◆ DATASET CONTENT
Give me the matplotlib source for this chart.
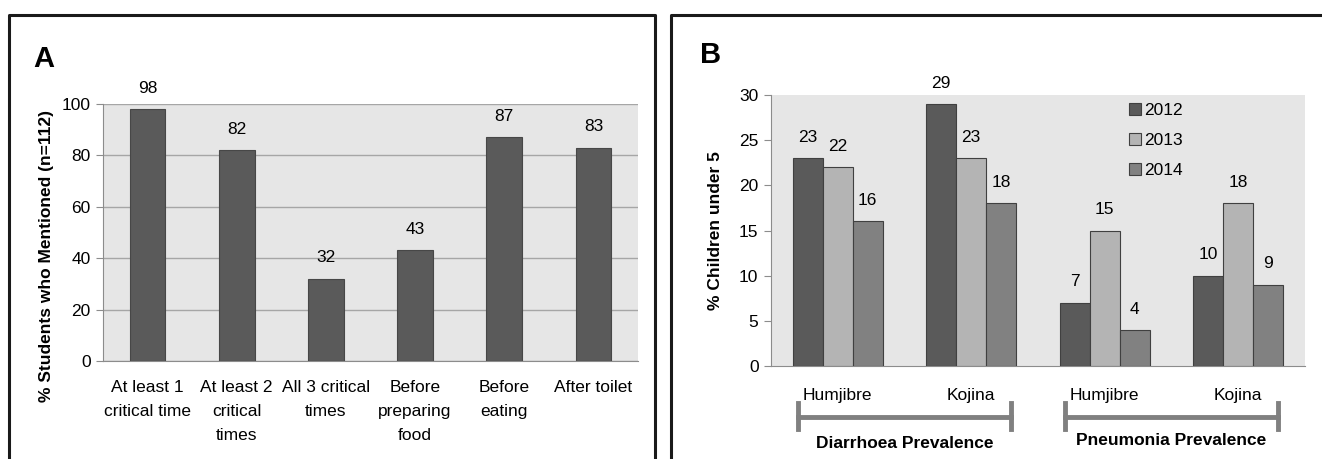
import matplotlib.pyplot as plt
import numpy as np
from matplotlib.lines import Line2D
from matplotlib.patches import Patch
import matplotlib.transforms as mtransforms

plt.rcParams["font.family"] = ["Liberation Sans", "DejaVu Sans"]

# --- data: panel A ---
a_labels = ["At least 1\ncritical time", "At least 2\ncritical\ntimes", "All 3 critical\ntimes",
            "Before\npreparing\nfood", "Before\neating", "After toilet"]
a_values = [98, 82, 32, 43, 87, 83]

# --- data: panel B ---
b_sites = ["Humjibre", "Kojina", "Humjibre", "Kojina"]
b_years = ["2012", "2013", "2014"]
b_2012 = [23, 29, 7, 10]
b_2013 = [22, 23, 15, 18]
b_2014 = [16, 18, 4, 9]
b_groups = ["Diarrhoea Prevalence", "Pneumonia Prevalence"]

BG = "#e6e6e6"
GRID = "#a6a6a6"
SPINE = "#8c8c8c"
B_COLORS = ["#5a5a5a", "#b4b4b4", "#818181"]
FS = 12.5

fig = plt.figure(figsize=(13.22, 4.59), dpi=100)
W, H = 1322, 459


def px_rect(l, t, r, b):
    return [l / W, 1 - b / H, (r - l) / W, (b - t) / H]


# panel borders
def fig_line(xs, ys):
    fig.add_artist(Line2D([x / W for x in xs], [1 - y / H for y in ys],
                          color="#1a1a1a", lw=2.2, solid_capstyle="butt"))


fig_line([9, 9, 655, 655], [470, 15, 15, 470])
fig_line([671, 671, 1330], [470, 15, 15])

fig.text(33 / W, 1 - 59 / H, "A", fontsize=21, fontweight="bold", va="center")
fig.text(700 / W, 1 - 55 / H, "B", fontsize=21, fontweight="bold", va="center")

# ---------- Panel A ----------
axA = fig.add_axes(px_rect(103, 104, 638, 361))
x = np.arange(len(a_values))
axA.set_facecolor(BG)
axA.bar(x, a_values, width=0.4, color="#5a5a5a", edgecolor="#474747", linewidth=0.8, zorder=3)
axA.set_ylim(0, 100)
axA.set_xlim(-0.5, len(a_values) - 0.5)
axA.set_yticks(range(0, 101, 20))
axA.yaxis.grid(True, color=GRID, linewidth=1.0, zorder=0)
axA.set_axisbelow(True)
for s in ["top", "right"]:
    axA.spines[s].set_visible(False)
axA.spines["left"].set_color(SPINE)
axA.spines["bottom"].set_color(SPINE)
axA.tick_params(axis="y", colors=SPINE, labelcolor="black", labelsize=FS, length=5, pad=4)
axA.set_xticks(x)
axA.set_xticklabels(a_labels, fontsize=FS, linespacing=1.72, va="top")
axA.tick_params(axis="x", length=0, pad=14)
for xi, v in zip(x, a_values):
    axA.annotate(str(v), (xi, v), xytext=(0, 15), textcoords="offset points",
                 ha="center", va="center", fontsize=FS)
axA.set_ylabel("% Students who Mentioned (n=112)", fontsize=12.5, fontweight="bold")
axA.yaxis.set_label_coords(-0.091, 0.41)

# ---------- Panel B ----------
axB = fig.add_axes(px_rect(771, 95, 1305, 366))
axB.set_facecolor(BG)
g = np.arange(len(b_sites))
bw = 0.225
for k, (vals, col, yr) in enumerate(zip([b_2012, b_2013, b_2014], B_COLORS, b_years)):
    xs = g + (k - 1) * bw
    axB.bar(xs, vals, width=bw, color=col, edgecolor="#404040", linewidth=0.8, label=yr, zorder=3)
    for xi, v in zip(xs, vals):
        axB.annotate(str(v), (xi, v), xytext=(0, 15), textcoords="offset points",
                     ha="center", va="center", fontsize=FS)
axB.set_ylim(0, 30)
axB.set_xlim(-0.5, len(b_sites) - 0.5)
axB.set_yticks(range(0, 31, 5))
for s in ["top", "right"]:
    axB.spines[s].set_visible(False)
axB.spines["left"].set_color(SPINE)
axB.spines["bottom"].set_color(SPINE)
axB.tick_params(axis="y", colors=SPINE, labelcolor="black", labelsize=FS, length=5, pad=4)
axB.set_xticks(g)
axB.set_xticklabels(b_sites, fontsize=FS)
axB.tick_params(axis="x", length=0, pad=16)
axB.set_ylabel("% Children under 5", fontsize=12.5, fontweight="bold")
axB.yaxis.set_label_coords(-0.089, 0.5)

handles = [Patch(facecolor=c, edgecolor="#404040", linewidth=0.8) for c in B_COLORS]
axB.legend(handles, b_years, loc="upper left", bbox_to_anchor=(0.65, 1.01), frameon=False,
           fontsize=FS, handlelength=0.7, handleheight=0.7, handletextpad=0.2,
           labelspacing=0.85, borderaxespad=0.2)

# group brackets under the site labels
trans = mtransforms.blended_transform_factory(axB.transData, axB.transAxes)
for i, name in enumerate(b_groups):
    x0, x1 = g[2 * i] - 0.3, g[2 * i + 1] + 0.3
    yb = -0.188
    axB.add_line(Line2D([x0, x1], [yb, yb], transform=trans, color="#808080", lw=3.5, clip_on=False))
    for xe in (x0, x1):
        axB.add_line(Line2D([xe, xe], [yb - 0.045, yb + 0.05], transform=trans, color="#808080",
                            lw=3.5, clip_on=False))
    axB.text((x0 + x1) / 2, -0.285 + 0.01 * i, name, transform=trans, ha="center", va="center",
             fontsize=12.5, fontweight="bold")

fig.savefig("out.png", dpi=100)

◆ SET EXERCISE
Please take the lines from the beginning of the data above through the line holding "fig_line([671, 671, 1330], [470, 15, 15])" and transcribe them exactly, without any pictures.

◆ WRITTEN REPLY
Give me the matplotlib source for this chart.
import matplotlib.pyplot as plt
import numpy as np
from matplotlib.lines import Line2D
from matplotlib.patches import Patch
import matplotlib.transforms as mtransforms

plt.rcParams["font.family"] = ["Liberation Sans", "DejaVu Sans"]

# --- data: panel A ---
a_labels = ["At least 1\ncritical time", "At least 2\ncritical\ntimes", "All 3 critical\ntimes",
            "Before\npreparing\nfood", "Before\neating", "After toilet"]
a_values = [98, 82, 32, 43, 87, 83]

# --- data: panel B ---
b_sites = ["Humjibre", "Kojina", "Humjibre", "Kojina"]
b_years = ["2012", "2013", "2014"]
b_2012 = [23, 29, 7, 10]
b_2013 = [22, 23, 15, 18]
b_2014 = [16, 18, 4, 9]
b_groups = ["Diarrhoea Prevalence", "Pneumonia Prevalence"]

BG = "#e6e6e6"
GRID = "#a6a6a6"
SPINE = "#8c8c8c"
B_COLORS = ["#5a5a5a", "#b4b4b4", "#818181"]
FS = 12.5

fig = plt.figure(figsize=(13.22, 4.59), dpi=100)
W, H = 1322, 459


def px_rect(l, t, r, b):
    return [l / W, 1 - b / H, (r - l) / W, (b - t) / H]


# panel borders
def fig_line(xs, ys):
    fig.add_artist(Line2D([x / W for x in xs], [1 - y / H for y in ys],
                          color="#1a1a1a", lw=2.2, solid_capstyle="butt"))


fig_line([9, 9, 655, 655], [470, 15, 15, 470])
fig_line([671, 671, 1330], [470, 15, 15])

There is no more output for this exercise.